Oggi gli azzurri sono attesi al Quirinale per un'istituzionale ringraziamento a nome del Paese tutto. Con loro anche Matteo Berrettini che, seppur sconfitto, con grande onore ha affrontato il numero uno al mondo Djokovic nella finale di Wimbledon, il più prestigioso fra i tornei di tennis. Curiosa e felice la coincidenza che in uno stesso giorno ha riunito i due eventi sportivi e bloccato la domenica degli Italiani davanti alla televisione.
Restano le immagini della serata, il tiro fulminante di Shaw, la gioia incontenibile, sfrontata e sfidante di Bonucci dopo aver segnato il gol del pareggio, le cavalcate potenti di Chiesa, la smorfia di dolore quando è dovuto uscire, i rigori, l'esultanza dei vincitori.
Un'avventura conclusa felicemente, spinta da un vento che abbiamo sentito favorevole fin dall'inizio. Ci siamo presentati all'appuntamento con una squadra messa insieme dal commissario tecnico Roberto Mancini dopo una stagione di rovesci, forze nuove e la capacità di costruire il gruppo e la mentalità necessaria per risalire via via la china e dare compattezza alla formazione. Una partita dopo l'altra, il gioco perfino spumeggiante del girone eliminatorio, poi gli scontri complicati con il Galles, il Belgio e soprattutto nella semifinale con la Spagna, anch'essa debellata ai rigori. L'Italia che non ha stelle di prima grandezza - ma con talenti che potrebbero meravigliare come Donnarumma detto Gigio in porta e l'impetuoso Federico Chiesa in attacco - si è imposta per l'amalgama della squadra, la forza di volontà, una tenacia più forte anche dello svantaggio e la lucidità nei momenti decisivi.
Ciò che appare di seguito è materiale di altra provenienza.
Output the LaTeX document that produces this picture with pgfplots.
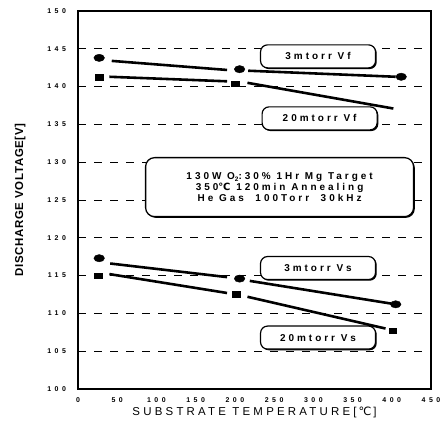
\documentclass[border=0pt]{standalone}
\usepackage{fontspec}
\setmainfont{Liberation Sans}
\newfontfamily\spc{Liberation Sans}[LetterSpace=50]
\newfontfamily\spb{Liberation Sans}[LetterSpace=30]
\newfontfamily\spx{Liberation Sans}[LetterSpace=28]
\newfontfamily\spy{Liberation Sans}[LetterSpace=6]
\newfontfamily\dejavu{DejaVu Sans}
\usepackage{pgfplots}
\pgfplotsset{compat=1.18}
\usetikzlibrary{shadows}
\tikzset{lbox/.style={draw, fill=white, rounded corners=7bp, line width=1.2pt,
    minimum width=115bp, minimum height=23bp,
    drop shadow={shadow xshift=1.2bp, shadow yshift=-1.2bp, fill=black, opacity=1},
    font=\spb\bfseries\fontsize{10}{11}\selectfont, inner sep=2pt}}
\pgfplotstableread{
x y
27 143.8
206 142.3
412 141.3
}\vfthreepts
\pgfplotstableread{
x y
27 141.2
200 140.4
}\vftwentypts
\pgfplotstableread{
x y
27 117.3
206 114.6
405 111.2
}\vsthreepts
\pgfplotstableread{
x y
26 115.0
202 112.5
401 107.7
}\vstwentypts
\begin{document}
\begin{tikzpicture}
\begin{axis}[
  scale only axis, width=353bp, height=378bp,
  xmin=0, xmax=450, ymin=100, ymax=150,
  xtick={0,50,...,450}, ytick={100,105,...,150},
  /pgf/number format/assume math mode=true,
  tick label style={font=\spc\bfseries\fontsize{7}{8}\selectfont},
  yticklabel style={xshift=-8.5bp},
  xticklabel style={yshift=-5bp},
  major tick length=0pt,
  ymajorgrids,
  grid style={black, line width=0.7pt, dash pattern=on 8bp off 8bp},
  axis line style={line width=1.1pt},
  xlabel={\spx\fontsize{11.5}{13}\selectfont SUBSTRATE TEMPERATURE[\,{\dejavu ℃}\,]},
  ylabel={\spy\bfseries\fontsize{11.5}{13}\selectfont DISCHARGE VOLTAGE[V]},
  xlabel style={at={(axis description cs:0.5,-0.061)}, anchor=center},
  ylabel style={at={(axis description cs:-0.164,0.5)}, anchor=center},
  clip=false,
]
% 3 mtorr Vf
\addplot[black, line width=2.6pt] coordinates {(43,143.4) (190,142.2)};
\addplot[black, line width=2.6pt] coordinates {(217,142.1) (405,141.3)};
\addplot[only marks, mark=*, mark size=3.9pt, mark options={xscale=1.37, yscale=0.94, fill=black}] table {\vfthreepts};
% 20 mtorr Vf
\addplot[black, line width=2.6pt] coordinates {(40,141.3) (190,140.7)};
\addplot[black, line width=2.6pt] coordinates {(216,140.5) (402,137.1)};
\addplot[only marks, mark=square*, mark size=2.9pt, mark options={xscale=1.33, yscale=0.98, fill=black}] table {\vftwentypts};
% 3 mtorr Vs
\addplot[black, line width=2.6pt] coordinates {(41,116.6) (190,114.8)};
\addplot[black, line width=2.6pt] coordinates {(219,114.3) (399,111.3)};
\addplot[only marks, mark=*, mark size=3.9pt, mark options={xscale=1.37, yscale=0.94, fill=black}] table {\vsthreepts};
% 20 mtorr Vs
\addplot[black, line width=2.6pt] coordinates {(40,115.2) (190,112.7)};
\addplot[black, line width=2.6pt] coordinates {(216,112.2) (392,108.0)};
\addplot[only marks, mark=square*, mark size=2.9pt, mark options={xscale=1.33, yscale=0.98, fill=black}] table {\vstwentypts};

\node[lbox] at (axis cs:306,144.0) {3mtorr Vf};
\node[lbox] at (axis cs:308,135.8) {20mtorr Vf};
\node[lbox] at (axis cs:306,116.0) {3mtorr Vs};
\node[lbox] at (axis cs:306,106.8) {20mtorr Vs};
\node[lbox, rounded corners=9bp, line width=1.3pt,
  minimum width=268bp, minimum height=59bp, align=center,
  font=\spb\bfseries\fontsize{10}{11}\selectfont]
  at (axis cs:257,126.7)
  {130W O\raisebox{-0.35ex}{\fontsize{6.5}{7}\selectfont 2}:30\% 1Hr Mg Target\\
   350{\dejavu ℃} 120min Annealing\\
   He Gas \ 100Torr \ 30kHz};
\end{axis}
\path (current axis.south west) ++(-78bp,-37bp) coordinate (bbl);
\path (current axis.north east) ++(9bp,11bp) coordinate (btr);
\pgfresetboundingbox
\path (bbl) rectangle (btr);
\end{tikzpicture}
\end{document}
Così, siamo arrivati alla finale dove abbiamo sconfitto, nella loro tana più simbolica, l'Inghilterra della Brexit in un campionato che s'intitola all'Europa.
Se ripartenza deve essere che sia accompagnata e benedetta anche da un bel calcio al pallone che rincuora e rasserena, prima di tornare ai bollettini dei contagi, alle varianti, alla cassa integrazione e alla promessa salvifica del Presidente Draghi e del PNRR.